Petar (Pero) Dragila was born in 1907 in Slavonia, Croatia. He finished Jesuit high school in Osijek. After graduation, he began working as a teacher in a Slavonian village. He was a sympathizer of radical left since his youth. In 1937 he became a member of the Communist Party of Yugoslavia (CPY). During the Second World War, Dragila did not participate in the partisan units, but he was active in the illegal Communist movement. In 1944 he became a member of the Anti-fascist Council for National Liberation of Yugoslavia (in Serbo-Croatian Anti-fašističko veće narodnog oslobođenja Jugoslavije - AVNOJ). In March 1945 he became a major of the state security agency, the Department for People's Protection (in Serbo-Croatian
Odeljenje za zaštitu naroda or
OZNA), in Slavonia. His task was to create a network of agents in surrounding areas (Italy, the Free Territory of Trieste, Austria and Hungary), infiltrate political refugees and search for war criminals. At the Zagreb headquarters of
OZNA he also met his future wife Dušanka.
In 1946, the Dragila couple was sent to Washington, D.C., to work within the Yugoslav diplomatic mission. Pero Dragila officially worked as the secretary of the Yugoslav Embassy in Washington. Unofficially, he was involved in espionage as Deputy Chief of the State Security Service (in Serbo-Croatian Uprava državne bezbednosti or UDBA) in order to monitor organisations of Yugoslav emigrants in the USA and Canada.

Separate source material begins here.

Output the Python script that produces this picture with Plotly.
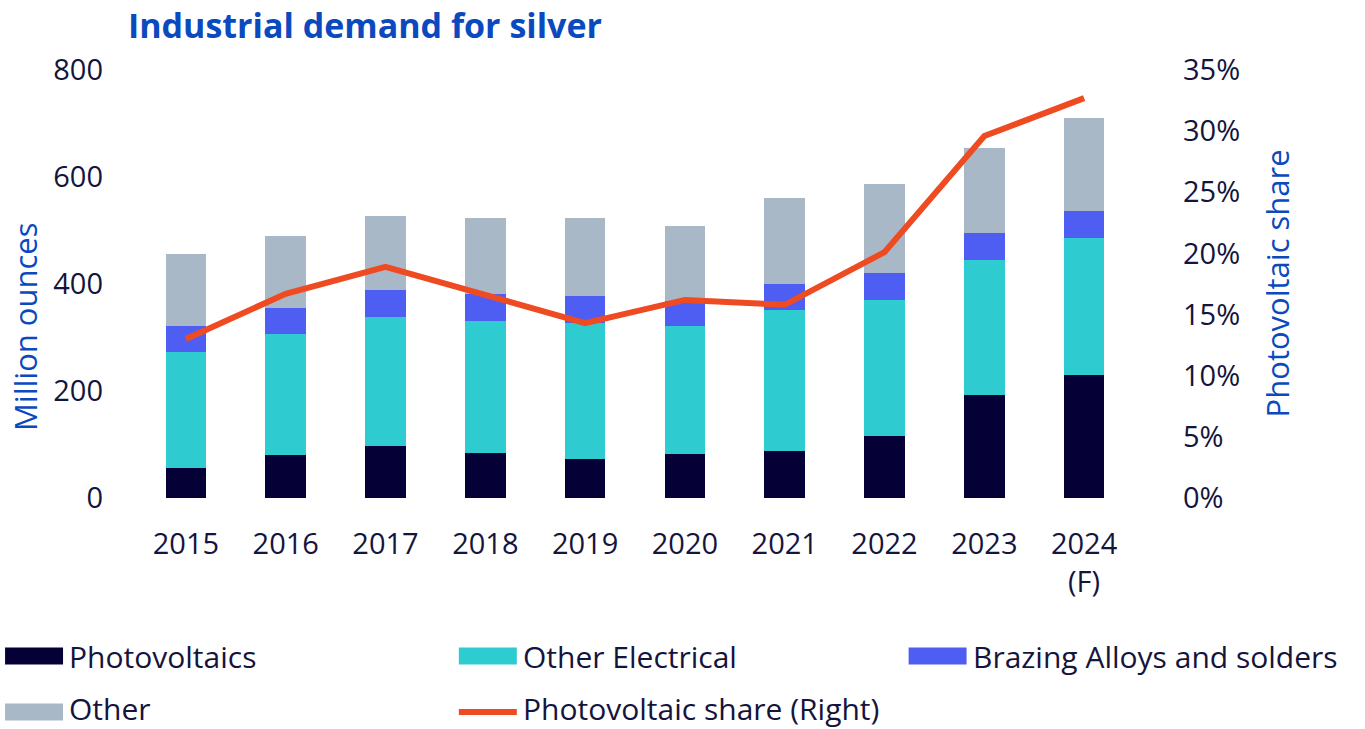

The Cominform Resolution of 1948 came as a surprise for Dragila. However, he decided to support the Internationalists and their policy in line with the Cominform and the Soviet Union. Since his position in the Yugoslav state administration was political, he was forced to resign. In August 1948, he arrived in Prague together with other Yugoslav diplomats who had taken a pro-Soviet stance.
Pero Dragila was one of the organisers of the Yugoslav Cominformist emigrant group in Prague. Up until 1954, Dragila was one of the leading and most influential members of this group, as well as the editor of the newspaper Nova Borba and directed Yugoslav emigrant radio broadcasting in Prague. However, given his previous work in UDBA, his main role among the Yugoslav Cominformists became intelligence activities, ensuring that spies did not infiltrate the organisation.
When the activities of the Yugoslav Cominformist emigrants restarted in the 1970s, leading to the formation of the new illegal Communist Party of Yugoslavia (CPY), Dragila became a member of the party’s Central Committee. Together with his wife Dušanka and Ivan Sinanovič, Dragila operated the so-called Prague cell of the new CPY, which became the centre for the production and distribution of illegal propaganda intended for Yugoslavia. Pero and Dušanka Dragila were the main authors of such leaflets, which were illegally printed and sent to Yugoslavia up until 1976. These leaflets now make up the Yugoslav Cominformists in Prague collection.
Pero Dragila never renounced his radical leftist attitudes. Starting from the Cominform Resolution of 1948, he acted as principled and steadfast anti-Titoist. He was never apprehended by the Yugoslav regime. He spent the rest of his life in Prague.